Say you have completed the Crucial Conversations training and now you are pumped to use those skills for the first time in real life. How do you ensure the conversations goes smoothly without the situation going out of hand?
While a certain level of mastery is helpful when approaching a Crucial Conversation, I also want to be careful about placing the bar too high. It is often said that practice makes perfect. But over the last fifteen years I have learned that you don’t have to dialogue perfectly for Crucial Conversations to go well.
You can stumble, you can say something the wrong way, and you can recover and still make it through. You don’t need to be perfect; you need authenticity and commitment. You need to be honest about what you think, and you need to be committed to dialogue—to learning, understanding, and sharing.
So, how do you practice?
Start by identifying what skillsets you need to practice. For instance, if you want to get better at winning basketball games, you can and should play basketball games. But you should also do shooting drills, conditioning drills, and ball-handling drills. You break the game down into discrete skillsets, practice those, and then bring them together in the game. The same works for conversations. Identify what you need to practice and then you can determine how to practice it.
Here are a few suggestions.
Regulate Your Emotions
First, start practicing the skill of emotional regulation. This is the cornerstone of a successful Crucial Conversation. Our strong emotional response is what moves us out of dialogue. When our emotions kick in, we tend to either dig in or give in. In other words, we either shut down or push back. If you want to have a successful Crucial Conversation, you need to take responsibility for and manage your emotions.
Because our emotions are with us all the time, the opportunities for practice are endless. The next time you’re driving and someone cuts in front of you and you feel irritated, check in with your emotions and reframe your thinking to change them. The next time your toddler throws a tantrum in the middle of the grocery store because you said no to the sugary cereal, name the emotion you’re feeling and ask yourself why the tantrum is triggering you. And, when you are ready for the big leagues, try this: Watch a cable news show that features political pundits you oppose and try listening to them without getting provoked.

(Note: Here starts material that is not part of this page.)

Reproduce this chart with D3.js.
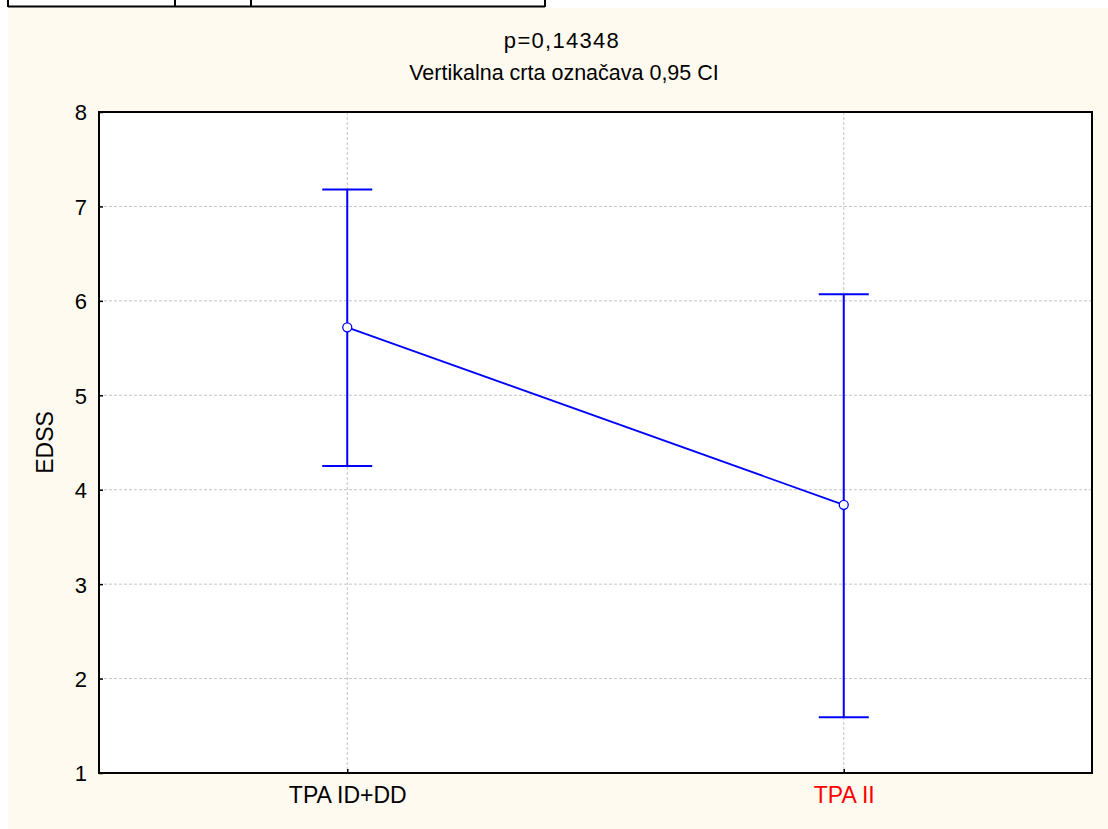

Anytime you feel a strong negative emotional response to something or someone, that is an opportunity to practice regulating your emotions. Check in with yourself, name the feeling, and ask yourself what thoughts or beliefs are contributing to that feeling. What story are you telling yourself about the other person, and how can you tell a different one?
One challenge in preparing for a Crucial Conversation is that there will be two people involved, but we can only prepare ourselves. To truly dialogue, we will need to listen and respond to the other person. This means that until we hear what the other person has to say, we have no way of knowing where the conversation will go. That unknowing can contribute to anxiety. In our effort to prepare, we often plan for scenarios. “If they say this, I’ll say that. If they say that, then I will say this.” And so on.
Instead of rehearsing your conversation over and over before you even open your mouth, practice embracing uncertainty. Be prepared to say things like “I don’t know. I haven’t thought about that before. I need some time to consider before I can respond.” Get yourself in a frame of mind so you feel ok with not knowing what the outcome of your conversation will be. How? Accept the fact that you can’t predict or control the outcome of a Crucial Conversation. Do this and you’ll be more authentic in those crucial moments.
Often when we prepare for a Crucial Conversation, we focus on what we want to say and how best to say it. But if we want a Crucial Conversation to be a dialogue and not a monologue, we must also focus on the other side of the conversation, and that means we must listen.
Listening well (not just nodding and saying mm-hmm) is a skill. How can you listen with an intent to understand, not to judge? How can you listen for the common ground you share, rather than the points on which you disagree? Like emotional regulation, listening is a skill we can practice almost any time. Ask the grocery store staff a question and then listen. Call your parent, ask a question, and then listen. Because most people inherently want to be heard, the opportunities to practice listening are endless. Once you are a master of dealing with your own emotions and embracing uncertainty with the responses, you will find yourself cruising through crucial conversations without having to stress about the consequences.